● INSTRUCTIONS TO FOLLOW
Reproduce exactly the lines below, from the first one through the line containing "(12,80) rectangle (681,455);", and omit any pictures.

----------------

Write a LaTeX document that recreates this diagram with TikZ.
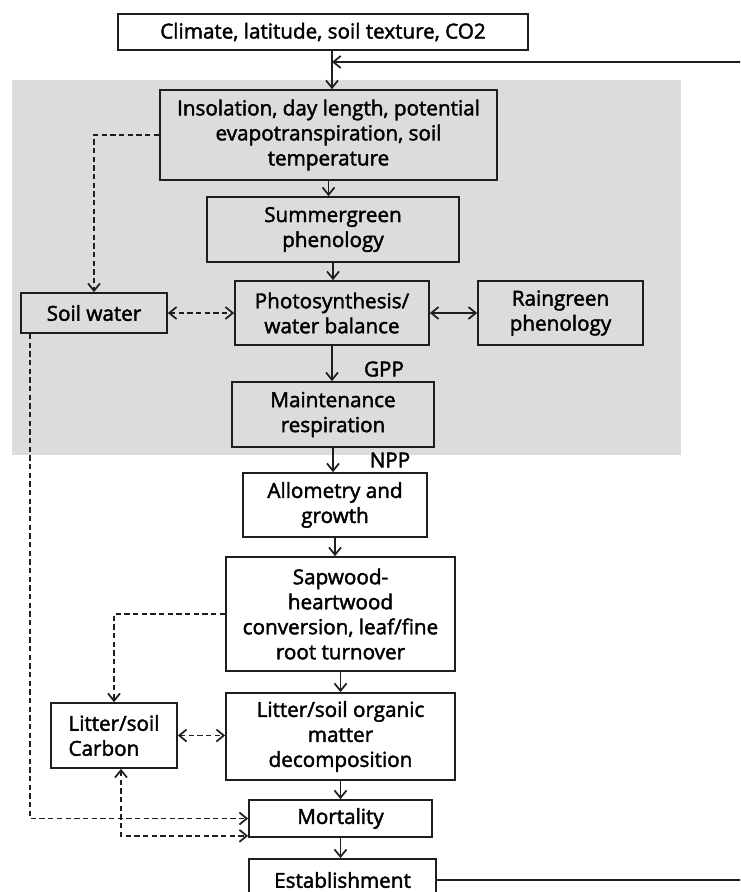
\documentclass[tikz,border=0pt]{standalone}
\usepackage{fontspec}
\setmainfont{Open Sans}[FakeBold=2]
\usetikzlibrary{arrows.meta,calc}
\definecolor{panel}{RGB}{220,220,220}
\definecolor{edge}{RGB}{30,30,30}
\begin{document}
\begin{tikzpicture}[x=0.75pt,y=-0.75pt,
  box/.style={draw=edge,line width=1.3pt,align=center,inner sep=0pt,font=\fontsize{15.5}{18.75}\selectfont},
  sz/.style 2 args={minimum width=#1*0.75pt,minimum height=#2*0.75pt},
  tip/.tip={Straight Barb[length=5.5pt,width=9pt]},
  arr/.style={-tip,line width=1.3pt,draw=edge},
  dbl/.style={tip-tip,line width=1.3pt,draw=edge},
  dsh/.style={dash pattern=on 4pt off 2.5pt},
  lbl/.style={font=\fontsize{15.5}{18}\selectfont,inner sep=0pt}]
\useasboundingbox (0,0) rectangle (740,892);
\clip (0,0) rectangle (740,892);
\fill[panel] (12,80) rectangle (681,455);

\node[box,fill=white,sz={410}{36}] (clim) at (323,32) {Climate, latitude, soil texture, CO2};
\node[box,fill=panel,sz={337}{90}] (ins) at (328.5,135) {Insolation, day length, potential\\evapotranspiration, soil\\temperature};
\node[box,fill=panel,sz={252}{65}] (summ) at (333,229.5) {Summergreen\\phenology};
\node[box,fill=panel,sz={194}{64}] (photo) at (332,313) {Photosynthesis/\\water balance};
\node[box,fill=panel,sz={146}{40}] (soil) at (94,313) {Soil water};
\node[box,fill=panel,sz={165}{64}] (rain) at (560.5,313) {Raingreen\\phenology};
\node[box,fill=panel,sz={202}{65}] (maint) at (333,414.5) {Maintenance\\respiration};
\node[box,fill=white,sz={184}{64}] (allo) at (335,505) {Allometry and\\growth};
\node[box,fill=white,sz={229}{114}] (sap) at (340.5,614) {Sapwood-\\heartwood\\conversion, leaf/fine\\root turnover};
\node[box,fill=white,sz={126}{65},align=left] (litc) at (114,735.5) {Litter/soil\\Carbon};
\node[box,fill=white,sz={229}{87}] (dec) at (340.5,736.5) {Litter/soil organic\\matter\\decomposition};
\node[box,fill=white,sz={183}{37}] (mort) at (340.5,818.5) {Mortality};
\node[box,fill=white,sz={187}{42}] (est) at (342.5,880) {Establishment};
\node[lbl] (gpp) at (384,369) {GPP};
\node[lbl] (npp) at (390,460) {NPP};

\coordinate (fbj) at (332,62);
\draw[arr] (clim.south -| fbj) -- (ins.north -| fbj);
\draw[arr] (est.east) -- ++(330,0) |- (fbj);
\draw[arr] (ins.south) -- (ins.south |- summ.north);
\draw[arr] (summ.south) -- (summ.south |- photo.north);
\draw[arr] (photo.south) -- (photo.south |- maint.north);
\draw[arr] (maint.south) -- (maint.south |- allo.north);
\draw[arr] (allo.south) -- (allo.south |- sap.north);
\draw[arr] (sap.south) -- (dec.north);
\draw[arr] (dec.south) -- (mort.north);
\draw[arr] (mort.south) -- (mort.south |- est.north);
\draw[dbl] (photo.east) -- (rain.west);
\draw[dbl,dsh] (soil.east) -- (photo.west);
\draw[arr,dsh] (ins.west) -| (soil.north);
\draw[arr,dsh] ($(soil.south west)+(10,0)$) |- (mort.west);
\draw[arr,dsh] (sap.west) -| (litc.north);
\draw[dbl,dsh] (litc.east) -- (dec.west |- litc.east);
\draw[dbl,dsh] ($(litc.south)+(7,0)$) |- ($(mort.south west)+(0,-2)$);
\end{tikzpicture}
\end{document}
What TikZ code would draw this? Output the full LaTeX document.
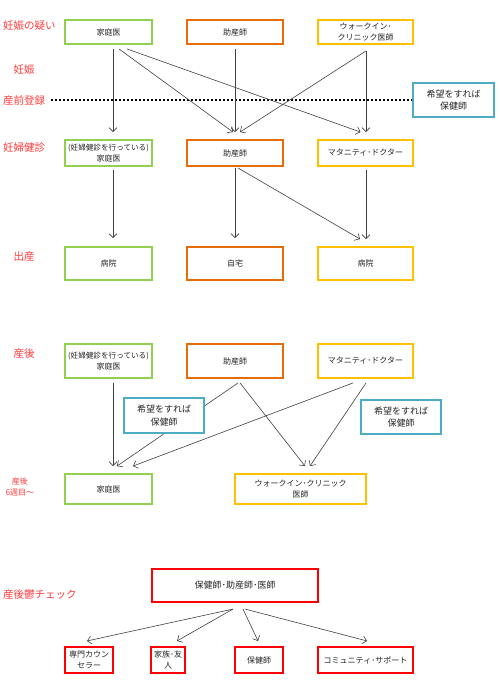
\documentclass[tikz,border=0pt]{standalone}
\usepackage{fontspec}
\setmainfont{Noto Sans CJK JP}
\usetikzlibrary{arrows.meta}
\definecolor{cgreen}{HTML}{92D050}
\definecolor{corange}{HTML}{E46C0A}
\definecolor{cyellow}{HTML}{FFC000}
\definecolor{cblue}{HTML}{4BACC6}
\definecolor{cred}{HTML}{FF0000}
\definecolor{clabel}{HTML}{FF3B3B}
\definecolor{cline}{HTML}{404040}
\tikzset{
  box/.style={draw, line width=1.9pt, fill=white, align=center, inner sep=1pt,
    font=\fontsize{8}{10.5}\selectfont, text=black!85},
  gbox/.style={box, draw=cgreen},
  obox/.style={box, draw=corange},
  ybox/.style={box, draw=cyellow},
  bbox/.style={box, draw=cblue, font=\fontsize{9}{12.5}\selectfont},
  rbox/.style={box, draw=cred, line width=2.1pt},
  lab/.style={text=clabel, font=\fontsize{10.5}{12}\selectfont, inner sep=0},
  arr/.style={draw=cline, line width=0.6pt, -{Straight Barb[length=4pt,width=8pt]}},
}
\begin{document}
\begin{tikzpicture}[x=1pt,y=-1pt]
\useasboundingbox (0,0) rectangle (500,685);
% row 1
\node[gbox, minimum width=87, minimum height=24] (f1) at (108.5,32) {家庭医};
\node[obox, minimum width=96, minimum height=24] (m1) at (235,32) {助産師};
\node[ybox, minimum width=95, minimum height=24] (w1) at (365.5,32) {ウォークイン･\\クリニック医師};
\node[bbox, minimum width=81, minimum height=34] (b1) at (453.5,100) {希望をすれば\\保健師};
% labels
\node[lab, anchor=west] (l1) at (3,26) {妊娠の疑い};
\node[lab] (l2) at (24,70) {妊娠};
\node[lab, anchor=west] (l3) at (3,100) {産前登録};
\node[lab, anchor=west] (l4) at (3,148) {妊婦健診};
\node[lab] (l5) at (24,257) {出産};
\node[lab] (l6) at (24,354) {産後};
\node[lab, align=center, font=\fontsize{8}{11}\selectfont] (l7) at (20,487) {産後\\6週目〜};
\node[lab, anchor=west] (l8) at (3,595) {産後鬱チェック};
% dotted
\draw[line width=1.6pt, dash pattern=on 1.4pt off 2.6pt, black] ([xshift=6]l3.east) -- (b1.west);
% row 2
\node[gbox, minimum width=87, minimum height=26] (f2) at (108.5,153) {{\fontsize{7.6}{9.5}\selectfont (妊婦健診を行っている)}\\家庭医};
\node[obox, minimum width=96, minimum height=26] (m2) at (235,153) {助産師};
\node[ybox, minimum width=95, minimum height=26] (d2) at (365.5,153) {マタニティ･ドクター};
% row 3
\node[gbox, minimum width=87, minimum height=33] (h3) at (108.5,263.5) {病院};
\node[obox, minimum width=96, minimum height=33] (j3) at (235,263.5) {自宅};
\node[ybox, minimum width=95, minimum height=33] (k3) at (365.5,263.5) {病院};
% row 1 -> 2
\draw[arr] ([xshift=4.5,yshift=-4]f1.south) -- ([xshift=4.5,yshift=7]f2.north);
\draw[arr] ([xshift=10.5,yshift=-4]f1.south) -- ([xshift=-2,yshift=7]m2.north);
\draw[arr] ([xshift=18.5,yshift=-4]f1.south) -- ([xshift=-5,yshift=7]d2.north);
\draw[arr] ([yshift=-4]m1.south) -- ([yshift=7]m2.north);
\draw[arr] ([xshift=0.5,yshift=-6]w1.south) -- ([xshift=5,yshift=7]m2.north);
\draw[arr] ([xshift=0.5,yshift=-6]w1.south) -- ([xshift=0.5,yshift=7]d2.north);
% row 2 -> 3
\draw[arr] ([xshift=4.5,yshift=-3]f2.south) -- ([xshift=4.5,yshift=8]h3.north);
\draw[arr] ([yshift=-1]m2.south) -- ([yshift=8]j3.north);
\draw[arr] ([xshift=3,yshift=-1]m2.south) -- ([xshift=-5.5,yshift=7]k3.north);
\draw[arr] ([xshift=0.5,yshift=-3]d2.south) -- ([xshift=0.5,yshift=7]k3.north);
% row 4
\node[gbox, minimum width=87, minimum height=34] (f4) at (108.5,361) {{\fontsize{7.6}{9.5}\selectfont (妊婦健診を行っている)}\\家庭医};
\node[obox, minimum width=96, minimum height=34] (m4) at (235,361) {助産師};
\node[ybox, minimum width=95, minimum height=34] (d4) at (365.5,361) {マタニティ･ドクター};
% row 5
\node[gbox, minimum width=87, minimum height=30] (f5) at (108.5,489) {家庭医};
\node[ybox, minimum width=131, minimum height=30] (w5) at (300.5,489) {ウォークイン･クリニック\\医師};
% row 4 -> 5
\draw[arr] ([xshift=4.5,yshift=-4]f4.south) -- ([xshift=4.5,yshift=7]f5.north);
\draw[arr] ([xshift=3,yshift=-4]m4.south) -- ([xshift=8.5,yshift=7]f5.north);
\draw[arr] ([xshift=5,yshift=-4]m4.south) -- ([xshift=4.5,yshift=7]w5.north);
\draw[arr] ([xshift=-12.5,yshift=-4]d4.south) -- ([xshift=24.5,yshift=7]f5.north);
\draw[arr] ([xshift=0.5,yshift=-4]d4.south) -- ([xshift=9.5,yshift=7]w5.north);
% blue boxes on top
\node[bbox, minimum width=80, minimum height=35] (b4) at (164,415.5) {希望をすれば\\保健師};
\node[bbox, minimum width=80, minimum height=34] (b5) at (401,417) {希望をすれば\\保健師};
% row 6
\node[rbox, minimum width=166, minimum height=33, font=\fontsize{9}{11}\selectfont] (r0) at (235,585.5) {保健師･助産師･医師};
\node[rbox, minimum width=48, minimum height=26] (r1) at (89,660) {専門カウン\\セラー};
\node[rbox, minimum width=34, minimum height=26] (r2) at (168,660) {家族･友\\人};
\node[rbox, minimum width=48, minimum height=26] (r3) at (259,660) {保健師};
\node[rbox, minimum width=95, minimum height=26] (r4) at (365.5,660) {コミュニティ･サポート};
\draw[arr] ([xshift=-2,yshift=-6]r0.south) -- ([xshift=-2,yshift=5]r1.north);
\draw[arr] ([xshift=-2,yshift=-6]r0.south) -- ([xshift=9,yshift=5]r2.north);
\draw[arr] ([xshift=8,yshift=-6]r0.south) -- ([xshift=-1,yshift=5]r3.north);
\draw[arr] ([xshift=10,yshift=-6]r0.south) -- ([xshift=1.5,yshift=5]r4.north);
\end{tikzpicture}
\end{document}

----------------

● WRITTEN ANSWER
Write a LaTeX document that recreates this diagram with TikZ.
\documentclass[tikz,border=0pt]{standalone}
\usepackage{fontspec}
\setmainfont{Open Sans}[FakeBold=2]
\usetikzlibrary{arrows.meta,calc}
\definecolor{panel}{RGB}{220,220,220}
\definecolor{edge}{RGB}{30,30,30}
\begin{document}
\begin{tikzpicture}[x=0.75pt,y=-0.75pt,
  box/.style={draw=edge,line width=1.3pt,align=center,inner sep=0pt,font=\fontsize{15.5}{18.75}\selectfont},
  sz/.style 2 args={minimum width=#1*0.75pt,minimum height=#2*0.75pt},
  tip/.tip={Straight Barb[length=5.5pt,width=9pt]},
  arr/.style={-tip,line width=1.3pt,draw=edge},
  dbl/.style={tip-tip,line width=1.3pt,draw=edge},
  dsh/.style={dash pattern=on 4pt off 2.5pt},
  lbl/.style={font=\fontsize{15.5}{18}\selectfont,inner sep=0pt}]
\useasboundingbox (0,0) rectangle (740,892);
\clip (0,0) rectangle (740,892);
\fill[panel] (12,80) rectangle (681,455);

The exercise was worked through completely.